## GIVEN TASK
Starting with the first line of the listing, quote each line exactly until and including the one with "-1.30, -1.38, -1.45, -1.49, -1.51, -1.52];", leaving pictures out.

## GIVEN DATA

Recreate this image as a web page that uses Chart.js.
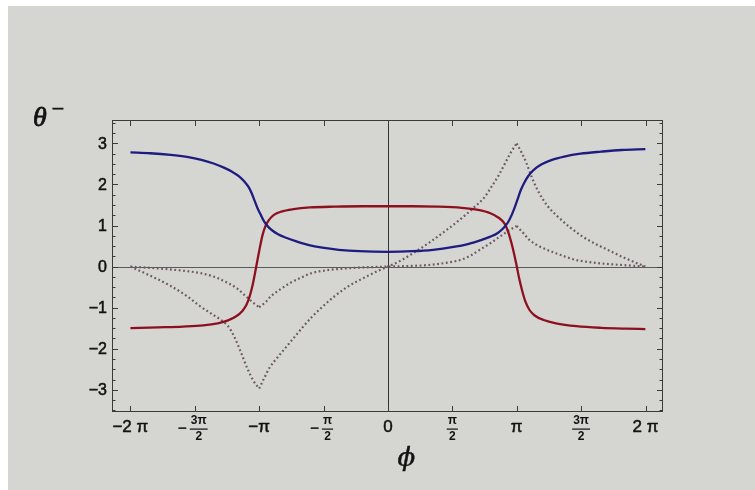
<!DOCTYPE html>
<html lang="en">
<head>
<meta charset="UTF-8">
<title>theta minus against phi</title>
<script src="https://cdn.jsdelivr.net/npm/chart.js"></script>
<style>
  html, body { margin: 0; padding: 0; background: #d4d5d1; }
  canvas { display: block; }
</style>
</head>
<body>
<canvas id="thetaChart" width="755" height="490"></canvas>
<script>
// values, phi in radians
const blueX = [-6.28, -5.8, -5.3, -4.9, -4.55, -4.25, -4.0, -3.8, -3.63, -3.5, -3.4, -3.32, -3.25, -3.18, -3.1,
               -3.02, -2.93, -2.82, -2.68, -2.5, -2.25, -1.95, -1.6, -1.2, -0.7, 0,
               0.6, 1.1, 1.6, 1.95, 2.25, 2.5, 2.68, 2.82, 2.93, 3.02, 3.1, 3.17, 3.24, 3.32, 3.42, 3.55,
               3.75, 4.0, 4.3, 4.7, 5.2, 5.7, 6.28];
const blueY = [2.78, 2.76, 2.72, 2.67, 2.60, 2.51, 2.41, 2.31, 2.20, 2.07, 1.94, 1.78, 1.60, 1.42, 1.26,
               1.10, 0.98, 0.88, 0.79, 0.71, 0.62, 0.53, 0.46, 0.41, 0.375, 0.36,
               0.375, 0.41, 0.48, 0.55, 0.64, 0.73, 0.82, 0.94, 1.08, 1.26, 1.46, 1.66, 1.86, 2.03, 2.20, 2.35,
               2.49, 2.60, 2.68, 2.75, 2.80, 2.84, 2.86];

const redX = [-6.28, -5.6, -5.0, -4.5, -4.15, -3.9, -3.7, -3.55, -3.45, -3.37, -3.3, -3.24, -3.18, -3.12, -3.06,
              -2.99, -2.9, -2.78, -2.6, -2.3, -1.9, -1.3, -0.6, 0,
              0.6, 1.2, 1.8, 2.2, 2.5, 2.7, 2.85, 2.95, 3.02, 3.08, 3.14, 3.2, 3.27, 3.35, 3.45, 3.58,
              3.8, 4.1, 4.6, 5.2, 5.8, 6.28];
const redY = [-1.50, -1.48, -1.46, -1.43, -1.38, -1.31, -1.21, -1.08, -0.93, -0.72, -0.45, -0.15, 0.17, 0.48, 0.76,
              0.98, 1.14, 1.26, 1.34, 1.40, 1.44, 1.46, 1.47, 1.47,
              1.47, 1.46, 1.43, 1.38, 1.30, 1.19, 1.04, 0.80, 0.55, 0.30, 0.02, -0.28, -0.57, -0.84, -1.05, -1.19,
              -1.30, -1.38, -1.45, -1.49, -1.51, -1.52];

// dotted curves, cusps at -pi and pi
const dotBigX = [-6.28, -5.8, -5.3, -4.9, -4.6, -4.3, -4.1, -3.9, -3.75, -3.6, -3.42, -3.28, -3.14,
                 -3.02, -2.88, -2.7, -2.5, -2.3, -2.1, -1.85, -1.6, -1.3, -1.0, -0.6, -0.3, 0,
                 0.3, 0.62, 1.0, 1.43, 1.8, 2.12, 2.35, 2.53, 2.7, 2.86, 3.0, 3.14,
                 3.26, 3.38, 3.52, 3.69, 3.9, 4.14, 4.45, 4.75, 5.05, 5.36, 5.8, 6.28];
const dotBigY = [0, -0.22, -0.47, -0.72, -0.95, -1.15, -1.28, -1.45, -1.7, -2.05, -2.5, -2.78, -2.97,
                 -2.72, -2.45, -2.22, -1.98, -1.74, -1.5, -1.22, -0.98, -0.72, -0.5, -0.28, -0.13, 0,
                 0.14, 0.33, 0.58, 0.89, 1.18, 1.46, 1.68, 1.95, 2.22, 2.52, 2.78, 3.0,
                 2.78, 2.52, 2.15, 1.79, 1.47, 1.22, 0.95, 0.73, 0.56, 0.41, 0.2, 0];

const dotSmallX = [-6.28, -5.8, -5.4, -5.0, -4.57, -4.2, -3.9, -3.68, -3.5, -3.32, -3.14,
                   -2.98, -2.85, -2.62, -2.37, -2.1, -1.87, -1.5, -1.1, -0.6, 0,
                   0.5, 1.0, 1.4, 1.76, 2.0, 2.24, 2.5, 2.73, 2.95, 3.14,
                   3.3, 3.45, 3.7, 4.0, 4.25, 4.55, 5.0, 5.4, 5.85, 6.28];
const dotSmallY = [0, -0.03, -0.06, -0.1, -0.16, -0.26, -0.40, -0.53, -0.69, -0.85, -0.99,
                   -0.86, -0.72, -0.55, -0.39, -0.26, -0.16, -0.09, -0.05, -0.02, 0,
                   0.015, 0.04, 0.09, 0.16, 0.26, 0.41, 0.57, 0.73, 0.88, 0.99,
                   0.82, 0.65, 0.49, 0.36, 0.27, 0.17, 0.1, 0.06, 0.03, 0];

// ticks
const xTickMultiples = [-2, -1.5, -1, -0.5, 0, 0.5, 1, 1.5, 2]; // times pi
const xTickLabels = ['−2 π', '−3π/2', '−π', '−π/2', '0', 'π/2', 'π', '3π/2', '2 π'];
const yTickValues = [-3, -2, -1, 0, 1, 2, 3];
const yTickLabels = ['−3', '−2', '−1', '0', '1', '2', '3'];

function pts(xs, ys) {
  return xs.map((x, i) => ({ x: x, y: ys[i] }));
}

// split at the cusps so monotone interpolation keeps them sharp
function splitAtCusps(xs, ys) {
  const pieces = [];
  let cur = [];
  xs.forEach((x, i) => {
    cur.push({ x: x, y: ys[i] });
    if (Math.abs(Math.abs(x) - 3.14) < 0.001) {
      pieces.push(cur);
      cur = [{ x: x, y: ys[i] }];
    }
  });
  pieces.push(cur);
  return pieces;
}

const dotColor = '#6c5963';
const dotted = [];
[splitAtCusps(dotBigX, dotBigY), splitAtCusps(dotSmallX, dotSmallY)].forEach(pieces => {
  pieces.forEach(p => dotted.push({
    data: p,
    borderColor: dotColor,
    borderWidth: 2.2,
    borderDash: [1.8, 2.6],
    cubicInterpolationMode: 'monotone',
    pointRadius: 0
  }));
});

function label(ctx, text, x, y) {
  ctx.strokeText(text, x, y);
  ctx.fillText(text, x, y);
}

const framePlugin = {
  id: 'framePlugin',
  beforeDraw(chart) {
    const ctx = chart.ctx;
    ctx.save();
    ctx.fillStyle = '#d5d6d2';
    ctx.fillRect(0, 0, chart.width, chart.height);
    ctx.fillStyle = '#ffffff';
    ctx.fillRect(0, 0, chart.width, 6);
    ctx.fillRect(0, 0, 8, chart.height);
    ctx.restore();
  },
  beforeDatasetsDraw(chart) {
    const { ctx, chartArea: a, scales: { x, y } } = chart;
    ctx.save();
    ctx.lineWidth = 1;
    ctx.strokeStyle = '#5a5a5a';
    const y0 = Math.round(y.getPixelForValue(0)) + 0.5;
    ctx.beginPath(); ctx.moveTo(a.left, y0); ctx.lineTo(a.right, y0); ctx.stroke();
    ctx.strokeStyle = '#333333';
    const x0 = Math.round(x.getPixelForValue(0)) + 0.5;
    ctx.beginPath(); ctx.moveTo(x0, a.top); ctx.lineTo(x0, a.bottom); ctx.stroke();
    ctx.restore();
  },
  afterDraw(chart) {
    const { ctx, chartArea: a, scales: { x, y } } = chart;
    ctx.save();
    ctx.strokeStyle = '#3a3a3a';
    ctx.lineWidth = 1;
    ctx.strokeRect(a.left + 0.5, a.top + 0.5, a.right - a.left - 1, a.bottom - a.top - 1);

    // inward ticks
    ctx.beginPath();
    for (let v = -3.5; v <= 3.5; v += 0.25) {
      const py = Math.round(y.getPixelForValue(v)) + 0.5;
      if (py < a.top || py > a.bottom) continue;
      const len = Number.isInteger(v) ? 6 : 3.5;
      ctx.moveTo(a.left, py); ctx.lineTo(a.left + len, py);
      ctx.moveTo(a.right, py); ctx.lineTo(a.right - len, py);
    }
    xTickMultiples.forEach(m => {
      const px = Math.round(x.getPixelForValue(m * Math.PI)) + 0.5;
      ctx.moveTo(px, a.bottom); ctx.lineTo(px, a.bottom - 6);
      ctx.moveTo(px, a.top); ctx.lineTo(px, a.top + 6);
    });
    ctx.stroke();

    // y labels
    ctx.fillStyle = '#111111';
    ctx.strokeStyle = '#111111';
    ctx.lineWidth = 0.5;
    ctx.font = '16px "Liberation Sans", Arial, sans-serif';
    ctx.textAlign = 'right';
    ctx.textBaseline = 'middle';
    yTickValues.forEach((v, i) => {
      label(ctx, yTickLabels[i], a.left - 5, y.getPixelForValue(v) + 1);
    });

    // x labels, fractions drawn stacked
    const ly = a.bottom + 17;
    xTickMultiples.forEach((m, i) => {
      const px = x.getPixelForValue(m * Math.PI);
      const lab = xTickLabels[i];
      if (lab.indexOf('/') < 0) {
        ctx.font = '17px "Liberation Sans", Arial, sans-serif';
        ctx.textAlign = 'center';
        ctx.textBaseline = 'middle';
        label(ctx, lab, px, ly - 2);
        return;
      }
      let sign = '';
      let body = lab;
      if (body[0] === '−') { sign = '−'; body = body.slice(1); }
      const [num, den] = body.split('/');
      ctx.font = 'bold 12px "Liberation Sans", Arial, sans-serif';
      const w = Math.max(ctx.measureText(num).width, ctx.measureText(den).width) + 2;
      const cx = sign ? px + 4 : px;
      ctx.textAlign = 'center';
      ctx.textBaseline = 'middle';
      ctx.fillText(num, cx, ly - 8);
      ctx.fillText(den, cx, ly + 8);
      ctx.fillRect(cx - w / 2, ly - 0.5, w, 1.2);
      if (sign) {
        ctx.font = '15px "Liberation Sans", Arial, sans-serif';
        ctx.textAlign = 'right';
        label(ctx, sign, cx - w / 2 - 3, ly);
      }
    });

    // axis titles
    ctx.fillStyle = '#121212';
    ctx.strokeStyle = '#121212';
    ctx.textAlign = 'center';
    ctx.textBaseline = 'middle';
    ctx.font = 'italic 28px "Liberation Serif", "DejaVu Serif", serif';
    ctx.lineWidth = 0.8;
    label(ctx, 'θ', 40, 119);
    ctx.font = '22px "Liberation Serif", "DejaVu Serif", serif';
    label(ctx, '−', 58, 110);
    ctx.font = 'italic 26px "DejaVu Serif", serif';
    ctx.lineWidth = 0.5;
    label(ctx, 'ϕ', x.getPixelForValue(0.45), 459);
    ctx.restore();
  }
};

new Chart(document.getElementById('thetaChart').getContext('2d'), {
  type: 'line',
  data: {
    datasets: [
      {
        data: pts(blueX, blueY),
        borderColor: '#1f1c80',
        borderWidth: 2.3,
        cubicInterpolationMode: 'monotone',
        pointRadius: 0
      },
      {
        data: pts(redX, redY),
        borderColor: '#8c1020',
        borderWidth: 2.3,
        cubicInterpolationMode: 'monotone',
        pointRadius: 0
      },
      ...dotted
    ]
  },
  options: {
    responsive: false,
    animation: false,
    events: [],
    layout: { padding: { left: 112, right: 92, top: 120, bottom: 78 } },
    plugins: { legend: { display: false }, tooltip: { enabled: false } },
    scales: {
      x: { type: 'linear', min: -6.73, max: 6.71, display: false },
      y: { type: 'linear', min: -3.54, max: 3.57, display: false }
    }
  },
  plugins: [framePlugin]
});
</script>
</body>
</html>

## RIGHT ANSWER
Recreate this image as a web page that uses Chart.js.
<!DOCTYPE html>
<html lang="en">
<head>
<meta charset="UTF-8">
<title>theta minus against phi</title>
<script src="https://cdn.jsdelivr.net/npm/chart.js"></script>
<style>
  html, body { margin: 0; padding: 0; background: #d4d5d1; }
  canvas { display: block; }
</style>
</head>
<body>
<canvas id="thetaChart" width="755" height="490"></canvas>
<script>
// values, phi in radians
const blueX = [-6.28, -5.8, -5.3, -4.9, -4.55, -4.25, -4.0, -3.8, -3.63, -3.5, -3.4, -3.32, -3.25, -3.18, -3.1,
               -3.02, -2.93, -2.82, -2.68, -2.5, -2.25, -1.95, -1.6, -1.2, -0.7, 0,
               0.6, 1.1, 1.6, 1.95, 2.25, 2.5, 2.68, 2.82, 2.93, 3.02, 3.1, 3.17, 3.24, 3.32, 3.42, 3.55,
               3.75, 4.0, 4.3, 4.7, 5.2, 5.7, 6.28];
const blueY = [2.78, 2.76, 2.72, 2.67, 2.60, 2.51, 2.41, 2.31, 2.20, 2.07, 1.94, 1.78, 1.60, 1.42, 1.26,
               1.10, 0.98, 0.88, 0.79, 0.71, 0.62, 0.53, 0.46, 0.41, 0.375, 0.36,
               0.375, 0.41, 0.48, 0.55, 0.64, 0.73, 0.82, 0.94, 1.08, 1.26, 1.46, 1.66, 1.86, 2.03, 2.20, 2.35,
               2.49, 2.60, 2.68, 2.75, 2.80, 2.84, 2.86];

const redX = [-6.28, -5.6, -5.0, -4.5, -4.15, -3.9, -3.7, -3.55, -3.45, -3.37, -3.3, -3.24, -3.18, -3.12, -3.06,
              -2.99, -2.9, -2.78, -2.6, -2.3, -1.9, -1.3, -0.6, 0,
              0.6, 1.2, 1.8, 2.2, 2.5, 2.7, 2.85, 2.95, 3.02, 3.08, 3.14, 3.2, 3.27, 3.35, 3.45, 3.58,
              3.8, 4.1, 4.6, 5.2, 5.8, 6.28];
const redY = [-1.50, -1.48, -1.46, -1.43, -1.38, -1.31, -1.21, -1.08, -0.93, -0.72, -0.45, -0.15, 0.17, 0.48, 0.76,
              0.98, 1.14, 1.26, 1.34, 1.40, 1.44, 1.46, 1.47, 1.47,
              1.47, 1.46, 1.43, 1.38, 1.30, 1.19, 1.04, 0.80, 0.55, 0.30, 0.02, -0.28, -0.57, -0.84, -1.05, -1.19,
              -1.30, -1.38, -1.45, -1.49, -1.51, -1.52];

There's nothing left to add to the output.